Despite having a ton of pressure in the early going, it didn’t take Kane much time to get comfortable at the NHL level. In fact, he was quite dominant in his rookie season, scoring 21 goals and a team-leading 72 points in 81 games. With the great year, he was able to edge out teammate Jonathan Toews and Nicklas Backstrom for the Calder Trophy, an award given annually to the league’s top rookie.

Patrick Kane Chicago Blackhawks
Patrick Kane, Chicago Blackhawks (Amy Irvin / The Hockey Writers)

Perhaps the most impressive thing about Kane’s Calder win was that in doing so, he became the first-ever American-born player to win the award, one that has been given out since 1933. To this day, he is just one of two Americans to have won it, as Auston Matthews was able to become the second in 2017.

Called Power Play Specialist by NHL Opponent

At this stage in his career, you would never hear another NHL opponent bad mouth Kane, as he simply has too much respect throughout the entire league. That wasn’t the case in his early days, however, as proven by former defenseman Willie Mitchell.
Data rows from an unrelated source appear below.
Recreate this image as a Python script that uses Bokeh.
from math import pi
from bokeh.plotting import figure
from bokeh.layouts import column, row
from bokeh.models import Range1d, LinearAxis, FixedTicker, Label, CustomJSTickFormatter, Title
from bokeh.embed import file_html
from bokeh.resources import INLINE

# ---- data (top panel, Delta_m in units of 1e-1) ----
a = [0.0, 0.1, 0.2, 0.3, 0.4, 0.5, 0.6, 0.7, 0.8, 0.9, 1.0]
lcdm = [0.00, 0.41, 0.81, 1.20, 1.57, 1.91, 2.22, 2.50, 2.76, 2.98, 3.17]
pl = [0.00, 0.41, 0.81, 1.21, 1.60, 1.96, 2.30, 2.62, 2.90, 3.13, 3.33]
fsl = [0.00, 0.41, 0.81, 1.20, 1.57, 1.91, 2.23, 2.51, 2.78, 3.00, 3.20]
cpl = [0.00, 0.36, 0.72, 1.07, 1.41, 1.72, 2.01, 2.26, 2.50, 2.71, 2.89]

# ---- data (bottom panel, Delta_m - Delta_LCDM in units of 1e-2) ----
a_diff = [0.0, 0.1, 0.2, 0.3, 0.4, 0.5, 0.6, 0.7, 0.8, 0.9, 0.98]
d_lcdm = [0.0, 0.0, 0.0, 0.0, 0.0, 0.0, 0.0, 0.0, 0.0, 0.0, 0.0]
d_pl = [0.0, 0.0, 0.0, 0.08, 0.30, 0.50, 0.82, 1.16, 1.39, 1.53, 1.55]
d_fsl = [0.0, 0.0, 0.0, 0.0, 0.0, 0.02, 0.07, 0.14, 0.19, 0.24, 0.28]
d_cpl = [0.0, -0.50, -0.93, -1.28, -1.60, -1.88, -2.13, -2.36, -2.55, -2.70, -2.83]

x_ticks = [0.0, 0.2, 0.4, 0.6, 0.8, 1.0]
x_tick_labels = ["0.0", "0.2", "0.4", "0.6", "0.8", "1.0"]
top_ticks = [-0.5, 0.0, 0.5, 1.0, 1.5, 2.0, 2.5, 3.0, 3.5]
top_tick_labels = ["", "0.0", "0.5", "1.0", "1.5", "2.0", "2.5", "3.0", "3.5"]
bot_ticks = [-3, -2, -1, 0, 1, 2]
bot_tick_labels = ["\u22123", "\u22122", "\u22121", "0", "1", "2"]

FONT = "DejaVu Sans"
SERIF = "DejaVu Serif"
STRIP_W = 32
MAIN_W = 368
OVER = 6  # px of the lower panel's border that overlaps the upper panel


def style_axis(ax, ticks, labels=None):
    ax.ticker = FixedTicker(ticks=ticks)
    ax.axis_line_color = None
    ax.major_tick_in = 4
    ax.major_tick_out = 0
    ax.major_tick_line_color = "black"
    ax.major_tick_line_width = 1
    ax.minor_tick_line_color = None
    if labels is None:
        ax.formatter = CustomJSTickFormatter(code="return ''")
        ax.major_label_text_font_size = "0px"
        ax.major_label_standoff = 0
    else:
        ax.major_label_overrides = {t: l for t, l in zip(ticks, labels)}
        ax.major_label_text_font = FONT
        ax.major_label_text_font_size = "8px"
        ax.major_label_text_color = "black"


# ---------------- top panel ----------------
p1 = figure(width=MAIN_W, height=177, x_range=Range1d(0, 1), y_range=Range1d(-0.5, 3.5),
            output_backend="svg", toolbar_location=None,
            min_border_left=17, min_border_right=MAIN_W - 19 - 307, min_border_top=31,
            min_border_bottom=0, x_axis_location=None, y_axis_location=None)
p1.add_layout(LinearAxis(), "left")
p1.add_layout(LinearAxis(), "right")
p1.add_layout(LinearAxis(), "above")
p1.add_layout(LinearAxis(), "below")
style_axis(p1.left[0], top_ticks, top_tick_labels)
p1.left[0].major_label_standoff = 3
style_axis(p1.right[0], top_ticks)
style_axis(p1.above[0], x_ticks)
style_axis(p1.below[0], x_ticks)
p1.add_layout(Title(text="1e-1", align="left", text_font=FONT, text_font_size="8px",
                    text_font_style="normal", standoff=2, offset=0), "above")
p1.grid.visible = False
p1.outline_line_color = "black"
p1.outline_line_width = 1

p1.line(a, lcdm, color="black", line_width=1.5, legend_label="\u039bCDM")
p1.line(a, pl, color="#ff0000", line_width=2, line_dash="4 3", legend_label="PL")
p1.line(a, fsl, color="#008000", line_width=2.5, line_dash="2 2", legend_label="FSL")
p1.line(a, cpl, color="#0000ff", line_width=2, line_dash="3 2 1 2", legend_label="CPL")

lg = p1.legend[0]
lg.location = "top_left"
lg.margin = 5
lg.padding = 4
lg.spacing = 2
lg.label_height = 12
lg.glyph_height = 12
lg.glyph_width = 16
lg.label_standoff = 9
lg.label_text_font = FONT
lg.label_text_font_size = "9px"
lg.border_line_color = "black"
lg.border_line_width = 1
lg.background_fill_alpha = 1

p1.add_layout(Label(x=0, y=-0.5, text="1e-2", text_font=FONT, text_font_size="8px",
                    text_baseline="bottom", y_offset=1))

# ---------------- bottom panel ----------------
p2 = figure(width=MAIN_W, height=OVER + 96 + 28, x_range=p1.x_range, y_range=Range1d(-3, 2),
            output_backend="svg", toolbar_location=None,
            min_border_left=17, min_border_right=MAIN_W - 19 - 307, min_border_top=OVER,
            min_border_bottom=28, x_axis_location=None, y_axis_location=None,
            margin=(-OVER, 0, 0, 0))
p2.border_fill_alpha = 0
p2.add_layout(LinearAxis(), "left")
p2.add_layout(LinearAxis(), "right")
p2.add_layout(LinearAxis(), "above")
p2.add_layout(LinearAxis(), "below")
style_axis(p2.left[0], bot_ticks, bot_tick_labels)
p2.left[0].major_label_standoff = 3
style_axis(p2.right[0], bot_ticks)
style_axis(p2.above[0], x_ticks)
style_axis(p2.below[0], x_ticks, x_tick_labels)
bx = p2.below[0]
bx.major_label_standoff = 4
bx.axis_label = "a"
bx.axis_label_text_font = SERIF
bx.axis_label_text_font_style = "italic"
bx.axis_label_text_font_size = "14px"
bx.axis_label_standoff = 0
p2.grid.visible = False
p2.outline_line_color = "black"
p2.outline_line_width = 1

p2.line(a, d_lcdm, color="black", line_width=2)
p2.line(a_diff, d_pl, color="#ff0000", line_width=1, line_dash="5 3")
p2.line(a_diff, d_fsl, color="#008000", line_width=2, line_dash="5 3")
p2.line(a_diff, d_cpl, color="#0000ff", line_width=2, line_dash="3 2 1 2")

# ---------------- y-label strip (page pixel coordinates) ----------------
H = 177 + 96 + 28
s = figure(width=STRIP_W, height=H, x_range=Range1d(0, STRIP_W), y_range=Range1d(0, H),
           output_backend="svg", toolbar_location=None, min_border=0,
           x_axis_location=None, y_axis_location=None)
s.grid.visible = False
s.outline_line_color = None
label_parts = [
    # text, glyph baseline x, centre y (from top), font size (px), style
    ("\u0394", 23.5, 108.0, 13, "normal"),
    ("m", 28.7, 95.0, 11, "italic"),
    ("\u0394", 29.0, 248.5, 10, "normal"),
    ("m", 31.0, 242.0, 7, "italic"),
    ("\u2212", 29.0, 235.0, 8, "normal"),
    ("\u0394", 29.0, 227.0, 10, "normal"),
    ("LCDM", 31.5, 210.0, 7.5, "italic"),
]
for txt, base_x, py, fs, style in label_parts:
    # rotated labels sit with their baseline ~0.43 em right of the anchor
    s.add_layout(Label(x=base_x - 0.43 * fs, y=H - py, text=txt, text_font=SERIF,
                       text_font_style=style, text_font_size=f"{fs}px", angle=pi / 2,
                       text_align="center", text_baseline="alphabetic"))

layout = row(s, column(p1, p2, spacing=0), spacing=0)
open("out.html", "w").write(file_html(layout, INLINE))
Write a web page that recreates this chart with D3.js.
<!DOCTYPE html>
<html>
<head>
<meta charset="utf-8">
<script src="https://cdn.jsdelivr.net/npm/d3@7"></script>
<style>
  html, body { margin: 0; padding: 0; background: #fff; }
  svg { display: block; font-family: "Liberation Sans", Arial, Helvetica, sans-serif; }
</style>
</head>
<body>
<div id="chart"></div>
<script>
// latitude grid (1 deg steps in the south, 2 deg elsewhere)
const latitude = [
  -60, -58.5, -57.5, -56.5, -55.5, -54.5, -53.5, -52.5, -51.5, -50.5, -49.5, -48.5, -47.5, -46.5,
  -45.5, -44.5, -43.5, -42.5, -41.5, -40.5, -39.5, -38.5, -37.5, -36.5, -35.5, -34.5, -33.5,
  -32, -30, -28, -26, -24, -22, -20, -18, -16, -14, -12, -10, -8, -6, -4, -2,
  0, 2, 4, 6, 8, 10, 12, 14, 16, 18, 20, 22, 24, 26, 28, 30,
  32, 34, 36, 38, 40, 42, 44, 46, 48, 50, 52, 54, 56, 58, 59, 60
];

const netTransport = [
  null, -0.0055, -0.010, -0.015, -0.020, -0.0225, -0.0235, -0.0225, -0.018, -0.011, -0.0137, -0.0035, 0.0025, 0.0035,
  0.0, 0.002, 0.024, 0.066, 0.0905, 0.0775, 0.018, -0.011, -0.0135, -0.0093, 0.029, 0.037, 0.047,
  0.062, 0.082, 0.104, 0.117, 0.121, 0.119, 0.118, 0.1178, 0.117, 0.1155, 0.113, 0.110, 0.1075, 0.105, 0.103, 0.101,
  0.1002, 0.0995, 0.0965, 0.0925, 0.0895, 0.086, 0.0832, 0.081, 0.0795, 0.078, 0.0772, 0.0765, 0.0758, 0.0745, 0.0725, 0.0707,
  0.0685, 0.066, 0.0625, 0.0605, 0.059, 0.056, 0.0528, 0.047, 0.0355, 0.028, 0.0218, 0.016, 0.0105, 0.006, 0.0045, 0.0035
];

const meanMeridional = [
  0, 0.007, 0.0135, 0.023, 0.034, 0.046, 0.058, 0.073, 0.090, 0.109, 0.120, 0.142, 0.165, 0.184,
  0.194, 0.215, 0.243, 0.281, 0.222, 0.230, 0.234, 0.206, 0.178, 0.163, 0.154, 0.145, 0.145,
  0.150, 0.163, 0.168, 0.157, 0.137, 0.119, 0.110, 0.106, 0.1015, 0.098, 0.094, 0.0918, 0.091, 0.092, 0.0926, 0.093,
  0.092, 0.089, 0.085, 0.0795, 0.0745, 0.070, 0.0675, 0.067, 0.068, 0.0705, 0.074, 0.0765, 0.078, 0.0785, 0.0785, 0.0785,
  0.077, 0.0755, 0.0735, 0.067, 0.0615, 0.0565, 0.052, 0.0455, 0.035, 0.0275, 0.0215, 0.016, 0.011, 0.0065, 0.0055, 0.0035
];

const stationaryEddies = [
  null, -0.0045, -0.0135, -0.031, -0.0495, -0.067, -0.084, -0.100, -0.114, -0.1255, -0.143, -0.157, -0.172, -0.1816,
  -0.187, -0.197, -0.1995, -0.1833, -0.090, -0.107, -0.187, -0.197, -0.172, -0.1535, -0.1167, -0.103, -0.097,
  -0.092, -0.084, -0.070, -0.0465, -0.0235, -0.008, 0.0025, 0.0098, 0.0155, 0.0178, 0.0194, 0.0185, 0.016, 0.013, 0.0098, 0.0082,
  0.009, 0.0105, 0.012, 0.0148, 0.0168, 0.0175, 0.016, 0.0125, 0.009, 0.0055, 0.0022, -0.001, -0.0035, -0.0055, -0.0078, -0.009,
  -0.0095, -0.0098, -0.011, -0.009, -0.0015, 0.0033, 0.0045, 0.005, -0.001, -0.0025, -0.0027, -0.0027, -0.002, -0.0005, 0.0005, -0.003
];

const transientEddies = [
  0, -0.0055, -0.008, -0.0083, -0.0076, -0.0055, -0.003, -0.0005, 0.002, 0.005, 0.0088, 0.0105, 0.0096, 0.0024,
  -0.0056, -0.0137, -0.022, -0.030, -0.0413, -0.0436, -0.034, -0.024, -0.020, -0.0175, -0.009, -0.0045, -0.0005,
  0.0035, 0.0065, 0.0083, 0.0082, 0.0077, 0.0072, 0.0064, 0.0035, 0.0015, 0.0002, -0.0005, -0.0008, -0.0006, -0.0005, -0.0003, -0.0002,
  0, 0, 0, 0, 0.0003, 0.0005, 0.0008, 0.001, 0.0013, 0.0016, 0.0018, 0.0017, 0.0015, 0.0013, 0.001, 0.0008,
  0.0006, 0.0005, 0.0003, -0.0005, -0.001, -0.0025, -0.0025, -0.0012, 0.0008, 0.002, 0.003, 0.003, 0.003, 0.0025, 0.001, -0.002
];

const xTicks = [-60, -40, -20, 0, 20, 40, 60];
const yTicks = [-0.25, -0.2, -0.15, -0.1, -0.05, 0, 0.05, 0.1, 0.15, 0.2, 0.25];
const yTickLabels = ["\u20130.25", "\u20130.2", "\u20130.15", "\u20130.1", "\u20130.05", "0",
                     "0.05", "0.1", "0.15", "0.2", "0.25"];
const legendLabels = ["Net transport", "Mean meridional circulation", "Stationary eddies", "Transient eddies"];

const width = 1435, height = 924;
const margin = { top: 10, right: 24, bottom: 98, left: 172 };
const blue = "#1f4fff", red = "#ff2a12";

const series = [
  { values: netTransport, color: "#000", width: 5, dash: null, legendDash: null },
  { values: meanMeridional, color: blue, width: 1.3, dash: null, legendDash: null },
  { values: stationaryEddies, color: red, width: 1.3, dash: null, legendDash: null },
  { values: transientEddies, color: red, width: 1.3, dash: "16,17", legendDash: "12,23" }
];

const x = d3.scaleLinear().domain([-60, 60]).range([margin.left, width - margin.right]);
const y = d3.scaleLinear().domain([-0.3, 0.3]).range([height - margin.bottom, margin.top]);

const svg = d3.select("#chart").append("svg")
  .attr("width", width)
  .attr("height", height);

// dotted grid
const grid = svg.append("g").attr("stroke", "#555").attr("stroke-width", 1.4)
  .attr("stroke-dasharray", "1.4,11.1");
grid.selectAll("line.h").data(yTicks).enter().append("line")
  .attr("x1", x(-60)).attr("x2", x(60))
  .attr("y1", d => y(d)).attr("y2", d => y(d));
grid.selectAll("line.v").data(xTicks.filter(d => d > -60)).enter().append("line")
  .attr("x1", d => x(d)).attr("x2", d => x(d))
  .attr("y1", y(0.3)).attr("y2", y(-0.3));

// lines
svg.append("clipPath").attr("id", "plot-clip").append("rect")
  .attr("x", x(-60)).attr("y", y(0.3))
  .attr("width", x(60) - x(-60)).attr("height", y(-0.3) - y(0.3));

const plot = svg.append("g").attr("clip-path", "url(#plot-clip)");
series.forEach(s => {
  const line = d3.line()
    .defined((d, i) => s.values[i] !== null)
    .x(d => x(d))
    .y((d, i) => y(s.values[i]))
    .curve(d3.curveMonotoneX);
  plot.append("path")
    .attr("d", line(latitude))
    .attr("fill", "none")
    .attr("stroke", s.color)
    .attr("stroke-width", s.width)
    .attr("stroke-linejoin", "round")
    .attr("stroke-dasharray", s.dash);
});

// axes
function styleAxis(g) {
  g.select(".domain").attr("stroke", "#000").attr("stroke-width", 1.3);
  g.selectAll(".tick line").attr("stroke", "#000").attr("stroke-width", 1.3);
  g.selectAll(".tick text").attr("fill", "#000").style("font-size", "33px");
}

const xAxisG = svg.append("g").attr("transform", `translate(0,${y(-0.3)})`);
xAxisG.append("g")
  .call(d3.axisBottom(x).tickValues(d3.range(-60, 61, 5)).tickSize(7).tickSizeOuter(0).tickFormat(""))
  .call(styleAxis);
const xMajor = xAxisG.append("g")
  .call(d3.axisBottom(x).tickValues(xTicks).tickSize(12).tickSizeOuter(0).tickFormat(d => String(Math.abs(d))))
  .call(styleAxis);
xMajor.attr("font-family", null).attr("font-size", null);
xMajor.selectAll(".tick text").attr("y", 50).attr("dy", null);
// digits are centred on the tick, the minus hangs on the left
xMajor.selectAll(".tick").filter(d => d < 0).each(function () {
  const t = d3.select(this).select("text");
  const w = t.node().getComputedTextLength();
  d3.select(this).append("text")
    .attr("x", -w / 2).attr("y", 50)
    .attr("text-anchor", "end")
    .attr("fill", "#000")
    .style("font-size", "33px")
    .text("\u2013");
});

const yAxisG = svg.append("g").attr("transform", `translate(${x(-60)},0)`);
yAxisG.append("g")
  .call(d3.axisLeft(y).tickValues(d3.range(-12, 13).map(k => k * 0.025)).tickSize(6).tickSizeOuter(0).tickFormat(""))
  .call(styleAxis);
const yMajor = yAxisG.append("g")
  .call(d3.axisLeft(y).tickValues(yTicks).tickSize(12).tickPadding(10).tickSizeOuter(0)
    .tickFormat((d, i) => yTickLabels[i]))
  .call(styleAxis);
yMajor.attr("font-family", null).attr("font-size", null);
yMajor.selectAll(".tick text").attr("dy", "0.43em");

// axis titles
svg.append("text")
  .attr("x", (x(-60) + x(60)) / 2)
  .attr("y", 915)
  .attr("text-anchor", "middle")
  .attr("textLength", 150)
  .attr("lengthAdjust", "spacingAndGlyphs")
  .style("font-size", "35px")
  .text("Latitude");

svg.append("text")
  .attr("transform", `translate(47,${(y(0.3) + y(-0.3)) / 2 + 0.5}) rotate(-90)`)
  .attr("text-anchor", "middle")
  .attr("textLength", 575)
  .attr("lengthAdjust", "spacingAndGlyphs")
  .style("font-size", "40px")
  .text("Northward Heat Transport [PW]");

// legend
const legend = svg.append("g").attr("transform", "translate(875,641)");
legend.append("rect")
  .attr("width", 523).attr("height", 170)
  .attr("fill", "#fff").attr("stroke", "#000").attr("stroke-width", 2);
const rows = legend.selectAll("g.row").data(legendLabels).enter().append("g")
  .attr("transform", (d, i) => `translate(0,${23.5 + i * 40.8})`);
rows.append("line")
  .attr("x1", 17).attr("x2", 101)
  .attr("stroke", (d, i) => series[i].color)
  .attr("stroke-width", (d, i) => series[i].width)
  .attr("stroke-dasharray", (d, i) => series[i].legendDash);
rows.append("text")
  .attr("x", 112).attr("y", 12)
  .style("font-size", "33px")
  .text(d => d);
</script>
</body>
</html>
During the second round of the 2009 Stanley Cup Playoffs, Mitchell insinuated that Kane was a power play specialist, saying that he couldn’t play five-on-five. Then-GM Scotty Bowman was quick to make Kane aware of the comments, and they sure seemed to set a fire in the young star. He went on to score a hat-trick in a game that stamped the Blackhawks’ ticket to the Western Conference Final and wasn’t shy about calling out Mitchell postgame.

“Any time you get a wake-up call from old Willie Mitchell – he decided to make some comments that fired me up. He said I couldn’t play five-on-five, and I had three goals playing five-on-five tonight, so ask him about that” (from ‘Jason Botchford: Will Bowman run Torres quote to Kane?’, The Province 4/17/11).

Though Mitchell has never said so, it seems likely he regrets making the comments he did. It is clear that whatever he was trying to do backfired, as it clearly lit a fire under Kane and played a big part in the Canucks elimination. Suffice it to say, if Kane is struggling, opposing teams may be best to keep quiet about it in hopes of avoiding waking him up.

Plenty of Great Hockey Left in Him

For many professional athletes, declines in play begin to become evident as they approach their mid-30s. However, Kane, who turns 34 in November, isn’t just any other professional athlete. In 78 games last season on an underwhelming Blackhawks roster, he managed 26 goals and 92 points. That offense should continue on for some time, and will likely increase if he does indeed get traded at some point during the 2022-23 campaign.